Why it bites: The scan is there to protect you. Ignoring it because "most of the CVEs are in the base image" means you are trusting that no one will exploit those CVEs in your specific deployment. That is a bet, not a strategy.

Runtime Debugging Footguns¶

15. `nsenter` into the wrong PID namespace¶

You run nsenter -t <pid> -n but grab the wrong PID -- the pause container, the sidecar, or a different container. You debug the wrong thing and draw wrong conclusions.

Fix: Verify the PID first: crictl inspect <container-id> | jq '.info.pid'. Cross-reference with crictl ps.

16. `strace` on a production process causing latency¶

strace intercepts every syscall, adding significant latency (10ms becomes 500ms). You've turned a debugging session into an incident.

Fix: Use strace -c for statistical summary. For production, prefer eBPF-based tools (bpftrace, perf) with much lower overhead.

17. `crictl rm` on a running container¶

You meant to remove a stopped container but removed a running one. If it was a bare pod or StatefulSet with critical state, you just killed it without warning.

Fix: Use crictl stop first, then crictl rm. Better yet, use kubectl delete pod which respects graceful shutdown.

18. `/proc` misinterpretation inside containers¶

cat /proc/meminfo inside a container shows the HOST's total memory, not the container's limit. cat /proc/cpuinfo shows all host CPUs. You set JVM heap based on this and OOMKill the container.

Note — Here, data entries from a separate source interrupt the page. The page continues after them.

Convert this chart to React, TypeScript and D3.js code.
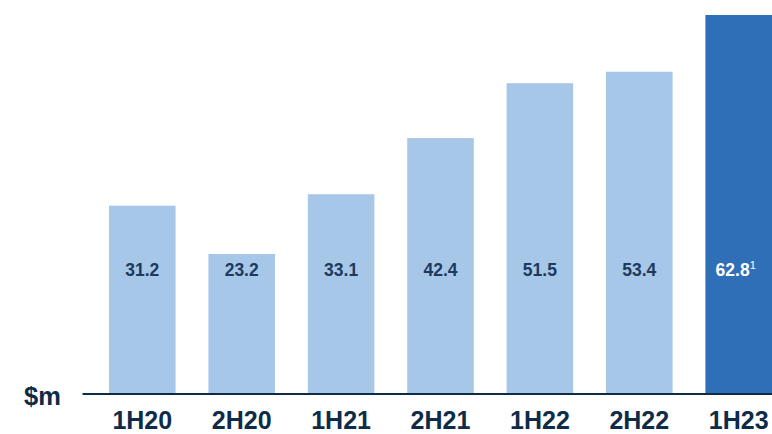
import React from "react";
import * as d3 from "d3";

const categories = ["1H20", "2H20", "1H21", "2H21", "1H22", "2H22", "1H23"];
const values = [31.2, 23.2, 33.1, 42.4, 51.5, 53.4, 62.8];
const highlight = ["1H23"];
const footnotes: Record<string, string> = { "1H23": "1" };
const unitLabel = "$m";

const W = 772;
const H = 434;

export default function App() {
  const x = d3.scaleBand<string>().domain(categories).range([109, 772]).paddingInner(0.33).paddingOuter(0);
  const y = d3.scaleLinear().domain([0, 62.8]).range([394, 15]);
  const navy = "#0e2c48";
  const labelY = 276;
  return (
    <svg width={W} height={H} style={{ position: "absolute", left: 0, top: 0, fontFamily: "Liberation Sans, Arial, sans-serif" }}>
      {categories.map((c, i) => {
        const hi = highlight.includes(c);
        const bx = x(c)!;
        const bw = x.bandwidth();
        return (
          <g key={c}>
            <rect x={bx} y={y(values[i])} width={bw} height={y(0) - y(values[i])} fill={hi ? "#2f6fb8" : "#a7c7e8"} />
            <text x={bx + bw / 2 - (footnotes[c] ? 3 : 0)} y={labelY} textAnchor="middle" fontSize={17.5} fontWeight="bold" fill={hi ? "#ffffff" : "#1d3a5e"}>
              {values[i].toFixed(1)}
              {footnotes[c] ? (
                <tspan fontSize={11} fontWeight="normal" dy={-7}>{footnotes[c]}</tspan>
              ) : null}
            </text>
            <text x={bx + bw / 2} y={429} textAnchor="middle" fontSize={25} fontWeight="bold" fill={navy}>
              {c}
            </text>
          </g>
        );
      })}
      <line x1={82.5} x2={772} y1={y(0)} y2={y(0)} stroke={navy} strokeWidth={2.2} />
      <text x={24} y={405} fontSize={25.5} fontWeight="bold" fill={navy}>{unitLabel}</text>
    </svg>
  );
}
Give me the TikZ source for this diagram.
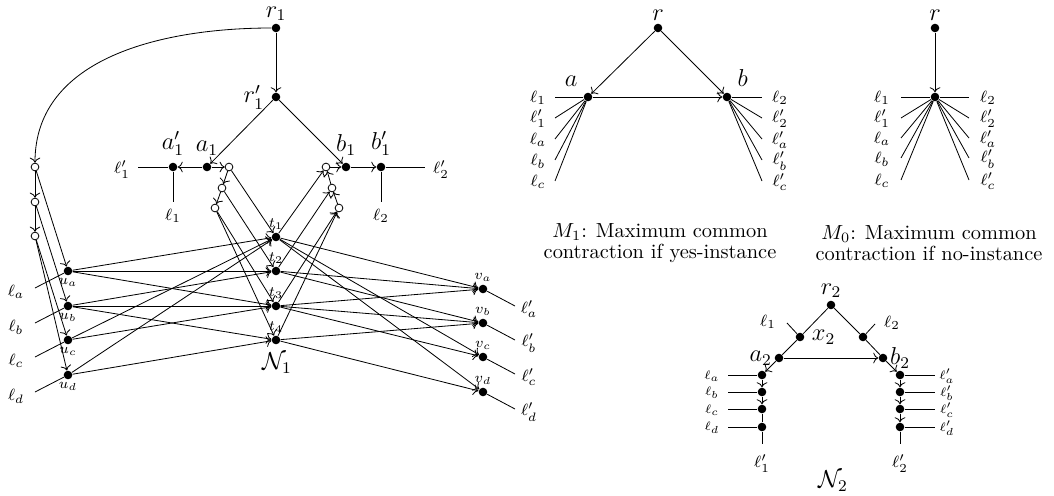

Fix: Read cgroup limits: cat /sys/fs/cgroup/memory/memory.limit_in_bytes. Modern runtimes expose limits via /sys/fs/cgroup/. Use JVM -XX:+UseContainerSupport (default since JDK 10).

19. Ignoring `dmesg` during container debugging¶

A container is OOMKilled but kubectl describe pod just says "OOMKilled" with no details. The actual kernel OOM killer message -- which process was killed, how much memory it used, what triggered it -- is in dmesg on the host node.

Fix: Always check dmesg -T | grep -i oom on the node when debugging OOMKilled containers.